- _SET PROBLEM_
Please write out the lines of the data exactly, beginning with the first and ending with the line containing "import * as"; leave the pictures behind.

- _STORED DATA_
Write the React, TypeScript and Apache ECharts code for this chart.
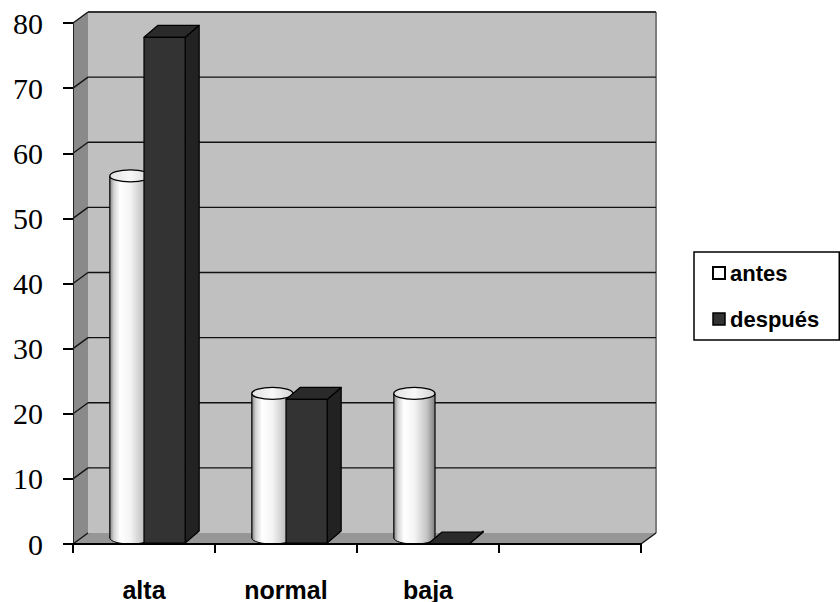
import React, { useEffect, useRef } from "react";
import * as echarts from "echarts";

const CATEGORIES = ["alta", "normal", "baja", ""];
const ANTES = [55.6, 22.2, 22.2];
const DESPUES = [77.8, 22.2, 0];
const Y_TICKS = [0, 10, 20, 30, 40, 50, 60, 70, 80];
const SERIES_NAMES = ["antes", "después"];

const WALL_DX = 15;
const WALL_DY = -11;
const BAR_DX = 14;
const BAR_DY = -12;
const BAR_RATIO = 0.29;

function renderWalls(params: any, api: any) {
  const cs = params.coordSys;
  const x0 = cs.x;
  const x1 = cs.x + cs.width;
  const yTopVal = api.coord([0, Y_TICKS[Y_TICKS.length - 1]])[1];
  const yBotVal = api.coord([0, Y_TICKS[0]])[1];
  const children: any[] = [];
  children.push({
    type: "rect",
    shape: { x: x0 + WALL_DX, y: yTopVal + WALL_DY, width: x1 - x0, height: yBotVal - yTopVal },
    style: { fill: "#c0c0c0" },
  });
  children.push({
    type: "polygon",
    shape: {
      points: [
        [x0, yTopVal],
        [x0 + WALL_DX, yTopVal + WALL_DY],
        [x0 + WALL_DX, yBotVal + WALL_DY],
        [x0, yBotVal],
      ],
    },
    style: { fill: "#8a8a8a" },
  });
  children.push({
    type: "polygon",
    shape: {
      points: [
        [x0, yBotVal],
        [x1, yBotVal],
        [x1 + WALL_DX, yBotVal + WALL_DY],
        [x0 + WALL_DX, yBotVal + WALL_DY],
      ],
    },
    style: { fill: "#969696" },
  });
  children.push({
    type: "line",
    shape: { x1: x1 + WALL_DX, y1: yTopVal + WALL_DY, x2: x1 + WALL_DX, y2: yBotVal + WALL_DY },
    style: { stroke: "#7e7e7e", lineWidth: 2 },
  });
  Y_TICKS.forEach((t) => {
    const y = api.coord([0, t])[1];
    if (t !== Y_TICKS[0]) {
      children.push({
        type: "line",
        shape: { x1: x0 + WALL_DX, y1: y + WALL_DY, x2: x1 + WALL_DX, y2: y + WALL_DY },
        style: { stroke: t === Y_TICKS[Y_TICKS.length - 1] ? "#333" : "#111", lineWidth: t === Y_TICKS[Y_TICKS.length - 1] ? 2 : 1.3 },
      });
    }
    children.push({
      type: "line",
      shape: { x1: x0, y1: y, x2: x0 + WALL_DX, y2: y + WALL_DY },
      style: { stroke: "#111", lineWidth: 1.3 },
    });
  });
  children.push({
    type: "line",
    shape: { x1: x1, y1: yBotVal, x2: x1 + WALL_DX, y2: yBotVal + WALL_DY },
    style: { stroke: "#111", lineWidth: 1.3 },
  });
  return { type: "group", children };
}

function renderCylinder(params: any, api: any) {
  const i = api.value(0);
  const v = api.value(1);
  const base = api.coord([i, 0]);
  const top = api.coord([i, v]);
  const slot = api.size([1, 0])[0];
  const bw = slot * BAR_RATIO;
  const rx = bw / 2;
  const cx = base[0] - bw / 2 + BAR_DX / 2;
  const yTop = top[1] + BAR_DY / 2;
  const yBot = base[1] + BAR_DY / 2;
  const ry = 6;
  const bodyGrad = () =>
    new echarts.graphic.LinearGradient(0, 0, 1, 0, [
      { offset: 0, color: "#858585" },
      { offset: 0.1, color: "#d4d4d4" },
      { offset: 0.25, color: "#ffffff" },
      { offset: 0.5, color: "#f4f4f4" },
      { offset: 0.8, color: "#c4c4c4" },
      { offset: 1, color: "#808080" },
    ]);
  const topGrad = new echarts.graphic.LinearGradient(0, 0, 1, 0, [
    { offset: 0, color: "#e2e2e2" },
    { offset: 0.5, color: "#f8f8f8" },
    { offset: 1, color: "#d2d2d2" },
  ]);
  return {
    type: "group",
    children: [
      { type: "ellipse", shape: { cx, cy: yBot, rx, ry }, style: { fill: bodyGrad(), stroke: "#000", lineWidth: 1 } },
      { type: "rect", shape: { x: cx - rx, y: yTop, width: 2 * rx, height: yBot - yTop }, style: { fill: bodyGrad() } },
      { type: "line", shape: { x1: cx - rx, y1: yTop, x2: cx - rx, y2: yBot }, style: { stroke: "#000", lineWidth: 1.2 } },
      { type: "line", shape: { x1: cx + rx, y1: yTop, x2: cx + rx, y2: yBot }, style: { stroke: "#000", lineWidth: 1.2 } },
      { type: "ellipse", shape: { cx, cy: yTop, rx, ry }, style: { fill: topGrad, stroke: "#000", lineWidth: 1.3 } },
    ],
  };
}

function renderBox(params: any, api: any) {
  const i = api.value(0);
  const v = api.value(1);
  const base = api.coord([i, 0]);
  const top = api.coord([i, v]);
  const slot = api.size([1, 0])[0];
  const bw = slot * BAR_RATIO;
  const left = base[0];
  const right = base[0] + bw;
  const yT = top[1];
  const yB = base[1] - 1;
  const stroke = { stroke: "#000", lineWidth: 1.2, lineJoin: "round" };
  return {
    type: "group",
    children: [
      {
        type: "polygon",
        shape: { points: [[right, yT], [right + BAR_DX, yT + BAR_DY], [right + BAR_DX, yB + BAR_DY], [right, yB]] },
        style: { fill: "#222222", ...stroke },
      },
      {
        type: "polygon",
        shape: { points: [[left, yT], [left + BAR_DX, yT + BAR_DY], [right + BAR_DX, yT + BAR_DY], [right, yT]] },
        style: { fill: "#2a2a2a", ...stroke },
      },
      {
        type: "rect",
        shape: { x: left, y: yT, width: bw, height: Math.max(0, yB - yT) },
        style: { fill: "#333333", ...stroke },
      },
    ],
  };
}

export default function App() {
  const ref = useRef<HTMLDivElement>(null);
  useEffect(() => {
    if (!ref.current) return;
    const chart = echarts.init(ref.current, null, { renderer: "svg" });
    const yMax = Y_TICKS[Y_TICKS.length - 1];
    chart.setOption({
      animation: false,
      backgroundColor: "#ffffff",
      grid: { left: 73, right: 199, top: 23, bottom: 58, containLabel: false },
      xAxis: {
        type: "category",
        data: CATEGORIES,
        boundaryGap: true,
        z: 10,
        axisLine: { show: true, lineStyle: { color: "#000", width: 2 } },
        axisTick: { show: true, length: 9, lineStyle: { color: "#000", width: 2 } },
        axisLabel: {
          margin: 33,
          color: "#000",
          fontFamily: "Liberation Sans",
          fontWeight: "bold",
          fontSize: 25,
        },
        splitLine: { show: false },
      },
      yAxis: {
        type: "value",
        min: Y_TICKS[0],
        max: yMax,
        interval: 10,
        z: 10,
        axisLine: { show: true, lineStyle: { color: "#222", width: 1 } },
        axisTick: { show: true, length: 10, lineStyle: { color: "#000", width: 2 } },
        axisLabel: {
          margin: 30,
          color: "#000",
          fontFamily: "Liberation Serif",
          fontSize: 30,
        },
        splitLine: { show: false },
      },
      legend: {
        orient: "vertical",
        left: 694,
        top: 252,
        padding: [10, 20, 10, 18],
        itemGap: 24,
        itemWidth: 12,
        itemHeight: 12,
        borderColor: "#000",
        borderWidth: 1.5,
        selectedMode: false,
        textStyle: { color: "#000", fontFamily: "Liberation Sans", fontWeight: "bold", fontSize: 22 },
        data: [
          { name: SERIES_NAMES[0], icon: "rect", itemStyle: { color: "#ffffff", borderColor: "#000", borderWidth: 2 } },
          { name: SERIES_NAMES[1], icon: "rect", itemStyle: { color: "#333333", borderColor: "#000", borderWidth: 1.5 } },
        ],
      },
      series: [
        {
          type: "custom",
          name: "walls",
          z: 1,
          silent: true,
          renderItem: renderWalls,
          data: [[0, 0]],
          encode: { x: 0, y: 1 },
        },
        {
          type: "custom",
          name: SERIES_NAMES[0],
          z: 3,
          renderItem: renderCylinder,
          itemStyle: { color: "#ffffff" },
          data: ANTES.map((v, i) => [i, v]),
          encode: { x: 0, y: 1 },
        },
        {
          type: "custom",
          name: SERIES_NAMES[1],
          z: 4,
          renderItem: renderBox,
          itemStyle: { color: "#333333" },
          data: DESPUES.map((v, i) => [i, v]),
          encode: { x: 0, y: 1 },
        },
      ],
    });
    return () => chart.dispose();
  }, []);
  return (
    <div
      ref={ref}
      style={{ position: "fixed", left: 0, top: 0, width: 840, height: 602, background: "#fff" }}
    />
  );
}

- _SOLUTION FOR THIS EXERCISE_
Write the React, TypeScript and Apache ECharts code for this chart.
import React, { useEffect, useRef } from "react";
import * as echarts from "echarts";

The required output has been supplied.